Monday, January 28, 2008

Reading and Writing in Math Through Journals

Every summer when I'm planning for the new year, I try to incorporate more reading and writing into my math classroom. There's many obvious reasons to do this--the TAKS, our state standardized test, is heavy on word problems that require high level reading comprehension. One of the easiest and most important to implement are journals. These are not just for the English classroom, since they require students to think, explain, and make connections to the material--all essential skills not only for testing but for higher levels of math.
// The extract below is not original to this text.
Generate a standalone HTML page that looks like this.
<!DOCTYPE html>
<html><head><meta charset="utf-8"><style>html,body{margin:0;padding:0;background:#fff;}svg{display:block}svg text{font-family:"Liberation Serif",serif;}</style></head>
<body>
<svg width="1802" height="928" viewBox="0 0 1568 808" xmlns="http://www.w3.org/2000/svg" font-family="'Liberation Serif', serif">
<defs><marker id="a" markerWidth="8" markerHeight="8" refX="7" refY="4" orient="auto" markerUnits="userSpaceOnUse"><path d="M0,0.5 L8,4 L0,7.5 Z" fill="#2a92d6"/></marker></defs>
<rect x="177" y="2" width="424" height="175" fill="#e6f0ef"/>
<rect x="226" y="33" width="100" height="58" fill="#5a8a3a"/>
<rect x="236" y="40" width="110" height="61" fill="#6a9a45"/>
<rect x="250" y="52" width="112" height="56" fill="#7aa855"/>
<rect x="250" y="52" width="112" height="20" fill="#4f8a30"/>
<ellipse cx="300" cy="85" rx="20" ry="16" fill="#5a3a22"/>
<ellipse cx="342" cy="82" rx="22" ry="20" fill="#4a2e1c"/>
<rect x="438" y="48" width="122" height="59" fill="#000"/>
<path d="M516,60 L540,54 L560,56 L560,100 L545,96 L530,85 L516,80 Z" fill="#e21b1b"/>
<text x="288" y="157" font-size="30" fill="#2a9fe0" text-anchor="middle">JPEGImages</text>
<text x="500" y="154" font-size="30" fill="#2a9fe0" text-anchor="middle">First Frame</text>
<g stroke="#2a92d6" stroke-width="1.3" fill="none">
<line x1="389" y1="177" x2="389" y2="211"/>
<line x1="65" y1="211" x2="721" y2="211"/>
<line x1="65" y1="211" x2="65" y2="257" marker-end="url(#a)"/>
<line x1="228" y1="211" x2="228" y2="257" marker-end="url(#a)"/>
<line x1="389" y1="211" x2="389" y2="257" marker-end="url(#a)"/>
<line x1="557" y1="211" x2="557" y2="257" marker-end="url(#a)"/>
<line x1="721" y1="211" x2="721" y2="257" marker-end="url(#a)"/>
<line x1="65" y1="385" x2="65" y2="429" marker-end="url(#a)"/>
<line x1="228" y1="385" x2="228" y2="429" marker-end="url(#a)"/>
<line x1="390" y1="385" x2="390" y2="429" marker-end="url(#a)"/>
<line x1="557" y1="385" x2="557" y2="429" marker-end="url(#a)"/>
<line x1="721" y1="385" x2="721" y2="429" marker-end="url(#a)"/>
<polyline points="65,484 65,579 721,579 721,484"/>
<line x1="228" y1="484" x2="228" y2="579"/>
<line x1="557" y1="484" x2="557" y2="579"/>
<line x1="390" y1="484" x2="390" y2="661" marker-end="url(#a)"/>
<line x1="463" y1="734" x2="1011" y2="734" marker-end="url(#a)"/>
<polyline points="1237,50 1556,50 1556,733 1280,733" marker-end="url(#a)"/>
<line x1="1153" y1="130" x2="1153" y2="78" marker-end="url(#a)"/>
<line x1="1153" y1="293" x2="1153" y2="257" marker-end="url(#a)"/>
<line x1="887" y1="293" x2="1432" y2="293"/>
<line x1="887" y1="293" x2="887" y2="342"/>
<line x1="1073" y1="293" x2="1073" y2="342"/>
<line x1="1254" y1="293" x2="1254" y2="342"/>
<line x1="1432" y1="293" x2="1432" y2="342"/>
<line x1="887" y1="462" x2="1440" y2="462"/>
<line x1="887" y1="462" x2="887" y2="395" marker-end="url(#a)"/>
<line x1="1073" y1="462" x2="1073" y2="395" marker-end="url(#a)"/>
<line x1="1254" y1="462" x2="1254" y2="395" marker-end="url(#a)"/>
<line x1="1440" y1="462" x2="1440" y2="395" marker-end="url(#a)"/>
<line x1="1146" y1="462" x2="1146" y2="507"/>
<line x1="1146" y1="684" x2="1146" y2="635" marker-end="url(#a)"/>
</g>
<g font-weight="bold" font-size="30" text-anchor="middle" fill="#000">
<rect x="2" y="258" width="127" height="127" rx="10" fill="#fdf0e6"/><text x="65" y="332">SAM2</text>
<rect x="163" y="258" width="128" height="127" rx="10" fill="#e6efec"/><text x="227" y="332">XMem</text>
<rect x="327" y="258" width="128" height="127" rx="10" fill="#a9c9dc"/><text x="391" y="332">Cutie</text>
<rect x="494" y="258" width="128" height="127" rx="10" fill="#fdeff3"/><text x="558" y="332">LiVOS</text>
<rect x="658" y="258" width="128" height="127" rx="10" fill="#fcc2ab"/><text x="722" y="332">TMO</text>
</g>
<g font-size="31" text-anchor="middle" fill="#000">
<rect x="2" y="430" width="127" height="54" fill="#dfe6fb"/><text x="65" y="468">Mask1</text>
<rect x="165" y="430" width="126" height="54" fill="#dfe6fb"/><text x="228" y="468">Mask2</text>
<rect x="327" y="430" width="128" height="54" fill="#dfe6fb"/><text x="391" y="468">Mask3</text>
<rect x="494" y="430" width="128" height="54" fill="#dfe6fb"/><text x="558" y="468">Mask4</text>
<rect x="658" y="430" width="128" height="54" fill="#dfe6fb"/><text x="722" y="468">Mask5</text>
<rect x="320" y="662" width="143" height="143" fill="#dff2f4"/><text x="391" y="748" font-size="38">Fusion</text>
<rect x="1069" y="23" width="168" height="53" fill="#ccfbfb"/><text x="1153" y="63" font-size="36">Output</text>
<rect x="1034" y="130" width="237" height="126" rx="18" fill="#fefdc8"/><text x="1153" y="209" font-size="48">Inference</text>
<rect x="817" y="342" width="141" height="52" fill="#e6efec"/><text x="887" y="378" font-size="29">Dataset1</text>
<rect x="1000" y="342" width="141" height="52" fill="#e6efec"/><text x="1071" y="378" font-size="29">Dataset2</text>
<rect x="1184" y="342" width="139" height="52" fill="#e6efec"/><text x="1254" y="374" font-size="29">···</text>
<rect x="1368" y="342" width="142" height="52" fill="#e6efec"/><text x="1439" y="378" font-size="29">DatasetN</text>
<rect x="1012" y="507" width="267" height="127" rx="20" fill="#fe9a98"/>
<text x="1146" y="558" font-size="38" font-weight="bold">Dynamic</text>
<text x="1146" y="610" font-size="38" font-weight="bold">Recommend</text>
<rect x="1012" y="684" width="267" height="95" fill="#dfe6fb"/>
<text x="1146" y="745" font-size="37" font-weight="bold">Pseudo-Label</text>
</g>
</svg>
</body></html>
You can use these as "Do Now" activities, exit slips, or short take-home assessments. If you need to provide content-area writing samples for state ELL assessment programs or student portfolios, this is a painless way to collect them. Here are some examples I've used, grouped by purpose:

Explaining how to do problems or defining vocabulary:
  1. Explain the rules we learned this week for solving equations in your own words.
  2. How do you make a table of x and y values into a function? Give at least one way.
  3. Explain the difference between a dependent and independent variable.
  4. Pick one word off the Word Wall and explain what it is (or give an example).
Explaining what they learned or are still confused about:
  1. What questions do you still have about this unit?
  2. What did you learn in Algebra this week? How can you do better next week?
Reflecting on their work ethic and behavior:
  1. Name at least one thing you need to do better in Algebra I this six weeks. Explain why.
  2. What happens if you fail Algebra this year? How many credits do you need to pass to 10th grade?
  3. What would it take to get you motivated to do your work and pass the TAKS? If you are already motivated, how do you stay that way?
  4. How did I do this week in math class? What did I do well? What do I need to improve upon?
Making connections and using higher order thinking:
  1. What's the good part about using graphing calculators for our work? What's the down side?
  2. List all the ways you use math while you're NOT at school.
  3. What do you think is the hardest thing to do in math? Why?
Adjust the length depending on your needs and time limitations. Many of these questions can be well answered in a paragraph or two, some require a bit more exploration. Use your discretion.

Be sure to discuss the topics as a whole group, especially to accommodate those who may be better at expressing themselves out loud. Then, you can encourage and guide those students at how to put their good ideas into writing. It might seem daunting, but every second you spend working on literacy is just as valuable as any content you teach.